I revisited Fiddler on the Roof kicking and screaming. The problem wasn’t musicals; West Side Story is one of my favorite films. The problem was my memories. You see, Fiddler was one of my Grandpa’s most beloved movies, and, bless his heart, he tried on more than one occasion to make it mine. Let’s face it – as a kid, there were cooler movies to like. I was living in the world of Jurassic Park and Jaws. A quaint film about singing Jews was the last thing on my wish list.
Thankfully, with age comes maturity, and I eventually decided to give the movie one more try. Grandpa was right. Fiddler is a wonderful film – a soaring epic about strange people with strange practices struggling with problems familiar to us all.

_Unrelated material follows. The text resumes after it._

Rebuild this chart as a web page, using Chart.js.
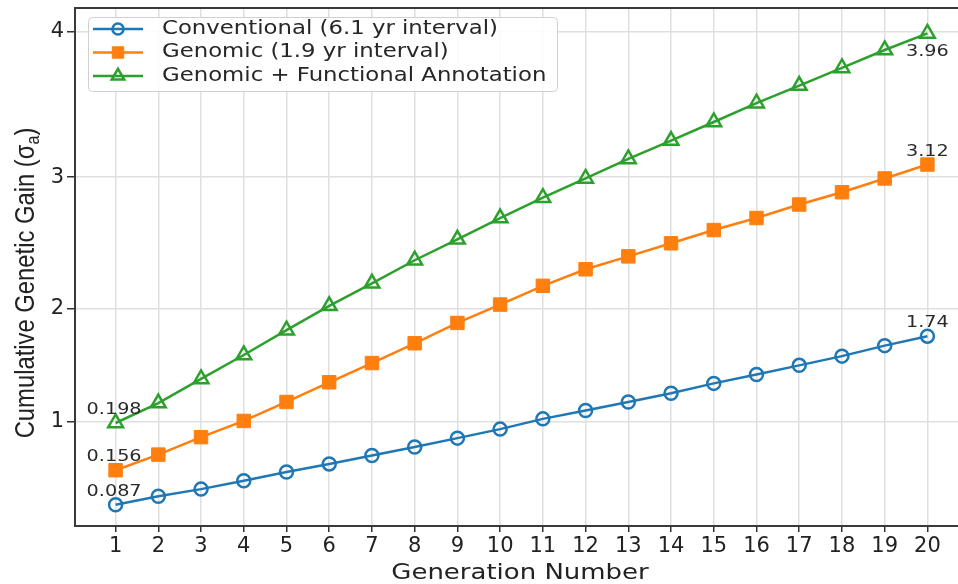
<!DOCTYPE html>
<html>
<head>
<meta charset="utf-8">
<script src="https://cdn.jsdelivr.net/npm/chart.js@4.4.1/dist/chart.umd.min.js"></script>
<style>
  html, body { margin: 0; padding: 0; background: #fff; overflow: hidden; }
  #wrap { width: 958px; height: 584px; overflow: hidden; }
  canvas { display: block; }
</style>
</head>
<body>
<!-- the canvas is a little wider than the window: the right edge of the plot frame lies outside the picture -->
<div id="wrap"><canvas id="gainChart" width="968" height="584"></canvas></div>
<script>
const generations = [1, 2, 3, 4, 5, 6, 7, 8, 9, 10, 11, 12, 13, 14, 15, 16, 17, 18, 19, 20];
const seriesLabels = ['Conventional (6.1 yr interval)', 'Genomic (1.9 yr interval)', 'Genomic + Functional Annotation'];
const conventional = [0.08, 0.19, 0.28, 0.38, 0.48, 0.57, 0.66, 0.75, 0.84, 0.93, 1.03, 1.11, 1.19, 1.27, 1.36, 1.44, 1.52, 1.60, 1.69, 1.77];
const genomic = [0.50, 0.67, 0.85, 1.01, 1.19, 1.37, 1.54, 1.71, 1.88, 2.03, 2.18, 2.31, 2.41, 2.51, 2.61, 2.70, 2.80, 2.89, 2.99, 3.09];
const functional = [0.99, 1.18, 1.40, 1.61, 1.82, 2.02, 2.20, 2.38, 2.54, 2.70, 2.85, 2.99, 3.13, 3.26, 3.39, 3.52, 3.64, 3.76, 3.88, 3.99];
const startLabels = ['0.087', '0.156', '0.198'];
const endLabels = ['1.74', '3.12', '3.96'];
const yTicks = [1, 2, 3, 4];
const xTitle = 'Generation Number';
const yTitleMain = 'Cumulative Genetic Gain (σ';
const yTitleSub = 'a';
const yTitleEnd = ')';

const BLUE = '#1f77b4';
const ORANGE = '#ff7f0e';
const GREEN = '#2ca02c';
const TEXT = '#222';
const DEJAVU = '"DejaVu Sans", sans-serif';

// the y axis of the picture is stretched towards the top, so use a power scale
const WARP_SHIFT = 0.5;
const WARP_EXP = 1.35;
function warp(v) {
    const s = v + WARP_SHIFT;
    return Math.sign(s) * Math.pow(Math.abs(s), WARP_EXP);
}
function unwarp(t) {
    return Math.sign(t) * Math.pow(Math.abs(t), 1 / WARP_EXP) - WARP_SHIFT;
}

class PowerScale extends Chart.LinearScale {
    static id = 'power';
    getPixelForValue(value) {
        if (value === null || value === undefined || isNaN(value)) return NaN;
        const a = warp(this.min), b = warp(this.max);
        return this.getPixelForDecimal((warp(value) - a) / (b - a));
    }
    getValueForPixel(pixel) {
        const a = warp(this.min), b = warp(this.max);
        return unwarp(a + this.getDecimalForPixel(pixel) * (b - a));
    }
}
Chart.register(PowerScale);

function toPoints(values) {
    return values.map((v, i) => ({ x: generations[i], y: v }));
}

function stretchText(ctx, text, x, y, sx, align) {
    ctx.save();
    ctx.translate(x, y);
    ctx.scale(sx, 1);
    ctx.textAlign = align;
    ctx.fillText(text, 0, 0);
    ctx.restore();
}

function noEdgePadding(s) {
    s.paddingTop = 0;
    s.paddingBottom = 0;
    s.paddingLeft = 0;
    s.paddingRight = 0;
}

const framePlugin = {
    id: 'frame',
    afterDatasetsDraw(chart) {
        const { ctx, chartArea } = chart;
        ctx.save();
        ctx.strokeStyle = '#3a3a3a';
        ctx.lineWidth = 2;
        ctx.beginPath();
        ctx.moveTo(chartArea.left - 1, chartArea.top);
        ctx.lineTo(chartArea.right, chartArea.top);
        ctx.stroke();
        ctx.restore();
    }
};

const valueLabelPlugin = {
    id: 'valueLabels',
    afterDatasetsDraw(chart) {
        const ctx = chart.ctx;
        ctx.save();
        ctx.fillStyle = '#2a2a2a';
        ctx.font = '16px ' + DEJAVU;
        ctx.textBaseline = 'middle';
        chart.data.datasets.forEach((ds, i) => {
            const pts = chart.getDatasetMeta(i).data;
            const first = pts[0];
            const last = pts[pts.length - 1];
            stretchText(ctx, startLabels[i], first.x - 29, first.y - 13, 1.2, 'left');
            const dy = i === 2 ? 18 : -13;
            stretchText(ctx, endLabels[i], last.x, last.y + dy, 1.2, 'center');
        });
        ctx.restore();
    }
};

const legendPlugin = {
    id: 'boxLegend',
    afterDraw(chart) {
        const ctx = chart.ctx;
        const x = 88, y = 17, w = 469, h = 74;
        ctx.save();
        ctx.fillStyle = 'rgba(255,255,255,0.85)';
        ctx.strokeStyle = '#d0d0d0';
        ctx.lineWidth = 1;
        ctx.beginPath();
        ctx.roundRect(x + 0.5, y + 0.5, w, h, 4);
        ctx.fill();
        ctx.stroke();

        chart.data.datasets.forEach((ds, i) => {
            const cy = 29 + i * 23.5;
            ctx.strokeStyle = ds.borderColor;
            ctx.lineWidth = ds.borderWidth;
            ctx.beginPath();
            ctx.moveTo(93, cy);
            ctx.lineTo(143, cy);
            ctx.stroke();
            ctx.fillStyle = ds.pointBackgroundColor;
            ctx.strokeStyle = ds.pointBorderColor;
            ctx.lineWidth = ds.pointBorderWidth;
            Chart.helpers.drawPoint(ctx, {
                pointStyle: ds.pointStyle,
                radius: ds.pointRadius * 0.85,
                rotation: 0,
                borderWidth: ds.pointBorderWidth
            }, 118, cy);
            ctx.fillStyle = '#262626';
            ctx.font = '19px ' + DEJAVU;
            ctx.textBaseline = 'middle';
            stretchText(ctx, ds.label, 162, cy, 1.2, 'left');
        });
        ctx.restore();
    }
};

const titlePlugin = {
    id: 'axisTitles',
    afterDraw(chart) {
        const ctx = chart.ctx;
        ctx.save();
        ctx.fillStyle = TEXT;
        ctx.textBaseline = 'alphabetic';

        // x title, centred on the visible part of the plot
        ctx.font = '22px ' + DEJAVU;
        stretchText(ctx, xTitle, 520, 579, 1.18, 'center');

        // y title with subscript
        const mainFont = '28px "Liberation Sans", Arial, sans-serif';
        const subFont = '19px "Liberation Sans", Arial, sans-serif';
        ctx.font = mainFont;
        const w1 = ctx.measureText(yTitleMain).width;
        const w3 = ctx.measureText(yTitleEnd).width;
        ctx.font = subFont;
        const w2 = ctx.measureText(yTitleSub).width;
        const total = w1 + w2 + w3;
        ctx.translate(24, 283);
        ctx.rotate(-Math.PI / 2);
        ctx.scale(0.85, 1);
        ctx.textAlign = 'left';
        let cx = -total / 2;
        ctx.font = mainFont;
        ctx.fillText(yTitleMain, cx, 10);
        cx += w1;
        ctx.font = subFont;
        ctx.fillText(yTitleSub, cx, 15);
        cx += w2;
        ctx.font = mainFont;
        ctx.fillText(yTitleEnd, cx, 10);
        ctx.restore();
    }
};

const ctx = document.getElementById('gainChart').getContext('2d');
new Chart(ctx, {
    type: 'line',
    data: {
        datasets: [
            {
                label: seriesLabels[0],
                data: toPoints(conventional),
                borderColor: BLUE,
                borderWidth: 2.5,
                pointStyle: 'circle',
                pointRadius: 6.5,
                pointBorderWidth: 2.5,
                pointBorderColor: BLUE,
                pointBackgroundColor: 'rgba(0,0,0,0)',
                tension: 0
            },
            {
                label: seriesLabels[1],
                data: toPoints(genomic),
                borderColor: ORANGE,
                borderWidth: 2.5,
                pointStyle: 'rect',
                pointRadius: 9.5,
                pointBorderWidth: 1,
                pointBorderColor: ORANGE,
                pointBackgroundColor: ORANGE,
                tension: 0
            },
            {
                label: seriesLabels[2],
                data: toPoints(functional),
                borderColor: GREEN,
                borderWidth: 2.5,
                pointStyle: 'triangle',
                pointRadius: 8.5,
                pointBorderWidth: 2.5,
                pointBorderColor: GREEN,
                pointBackgroundColor: 'rgba(0,0,0,0)',
                tension: 0
            }
        ]
    },
    options: {
        responsive: false,
        animation: false,
        devicePixelRatio: 1,
        layout: { autoPadding: false, padding: { top: 8, left: 0, right: 0, bottom: 0 } },
        plugins: {
            legend: { display: false },
            tooltip: { enabled: false }
        },
        scales: {
            x: {
                type: 'linear',
                min: 0.05,
                max: 20.95,
                bounds: 'data',
                afterBuildTicks: s => { s.ticks = generations.map(v => ({ value: v })); },
                afterFit: s => { s.height = 58; noEdgePadding(s); },
                ticks: {
                    callback: v => String(v),
                    color: TEXT,
                    font: { family: DEJAVU, size: 21 },
                    padding: 2,
                    maxRotation: 0,
                    autoSkip: false
                },
                grid: { color: '#e0e0e0', lineWidth: 1.5, tickColor: '#333', tickLength: 6, tickWidth: 1.5 },
                border: { display: true, color: '#3a3a3a', width: 2 }
            },
            y: {
                type: 'power',
                min: -0.245,
                max: 4.157,
                bounds: 'data',
                afterBuildTicks: s => { s.ticks = yTicks.map(v => ({ value: v })); },
                afterFit: s => { s.width = 75; noEdgePadding(s); },
                ticks: {
                    callback: v => String(v),
                    color: TEXT,
                    font: { family: DEJAVU, size: 21 },
                    padding: 3
                },
                grid: { color: '#e0e0e0', lineWidth: 1.5, tickColor: '#333', tickLength: 8, tickWidth: 1.5 },
                border: { display: true, color: '#3a3a3a', width: 2 }
            }
        }
    },
    plugins: [framePlugin, valueLabelPlugin, legendPlugin, titlePlugin]
});
</script>
</body>
</html>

The town is Anateyka. The slogan is “tradition.” Being a Jew here means ordering your life around a carefully prescribed set of customs. Work grinds to a halt at the end of the week to make way for the Sabbath. A nosy lady named the “matchmaker” stops by uninvited to give advice on potential suitors. And, at the mere shake of a hand, the man of the house decides which husbands will marry his daughters.
This last custom is the one on center stage in Fiddler. Tevye, the main character of the story, has three daughters of marrying age: Tzeitel, Hodel, and Chava. But as determined as Tevye is to handpick their husbands, his daughter’s hearts are blinded by love. Thus, Tevye faces a dilemma: over-rule the men they’ve chosen in the name of tradition or give in and relinquish authority as the man of the house.
Dancing Through Life
Tevye is a good father. He graciously places his daughters’ happiness above his pride. Played perfectly by the actor Topol, Tevye is an inspiring portrait of a Godly man. He tirelessly tends to his family’s needs, he is affectionate and selfless to everyone he meets, and he is a man of good humor who takes both poverty and affliction in stride. Tevye also maintains a unique relationship with God – talking to Him out loud like a close friend, and chiding Him playfully when problems arise. This is what a life of “praying without ceasing” looks like.
However, Fiddler is more than a mere character study. This is a film filled to the brim with music, dancing, and joy. The Jews of Anateyka know oppression – they are governed by a Czar hell-bent on driving them away from the city gates. But they have learned to be joyful despite the circumstance. And when there is a cause for celebration, they know how to party.
On a visceral level, the movie works wonders – due mainly to the soundtrack. These are playful, catchy, gorgeous songs that pump the movie full of life and single-handedly earn the film‘s classic status. “If I Were a Rich Man,” “Sunrise Sunset,” “Tradition” – these are songs most people know that haven’t even seen the movie, and there isn’t a weak one in the bunch.
But I guess that should be expected of a musical. What’s more surprising is how well the filmmaking holds up. The sets, direction, and cinematography on display here are remarkably top-notch. And unlike many play-to-film adaptations, nothing feels artificial.
But the most surprising thing of all is how applicable the themes in Fiddler are to modern day audiences. One with particular resonance for me was the trials of parenthood. I have three boys – ages 7, 5, and 2. But it was just last week that I brought them home from the hospital for the first time. Just a few days ago that they still couldn’t crawl yet. Just yesterday that they took their first, wobbly steps. Time as a parent flies by. And no matter how far away it seems now, I know letting go will be one of the hardest things I’ll face. One minute, daddy is center stage. The next, a spouse is there to replace him.
But letting go is doubly hard when children turn their back on your values. Try as I might to instill Godliness in my sons, there may come a time when they go their own way. And then, like Tevye, I’ll be faced with a choice: harden my heart in the name of tradition or love them anyway in the name of grace. I can’t say for sure what my choice would be, having never faced such a decision. But I do know one thing: when I was lost in the hell of my own making, I’m glad God chose love.
Fiddlers on the Roof
At various points in Fiddler, a musician is seen playing a violin on the rooftops of Anateyka. Who is this fiddler on the roof? I think the title can be taken on two levels. The first is the plight of the Jews. Here is a race that has been persecuted for centuries. One need only look at the Holocaust, or the end of Fiddler itself, to understand this portrait of a lonely fiddler desperately scratching out his tune on the precarious precipice of life and death.
But I feel the title has an even broader implication. One I never grasped as a raw, untested youth. I think we are all fiddlers on the roof. The foundation we live on – this thing called life – is a path fraught with unpredictability. Trials, sorrow, disease, and death – these aren’t abstract concepts. They’re reality. And yet we go on, joyously playing the song we’ve been given; hoping beyond hope that when it’s all said and done – when gravity finally wins – our music will carry on through the night.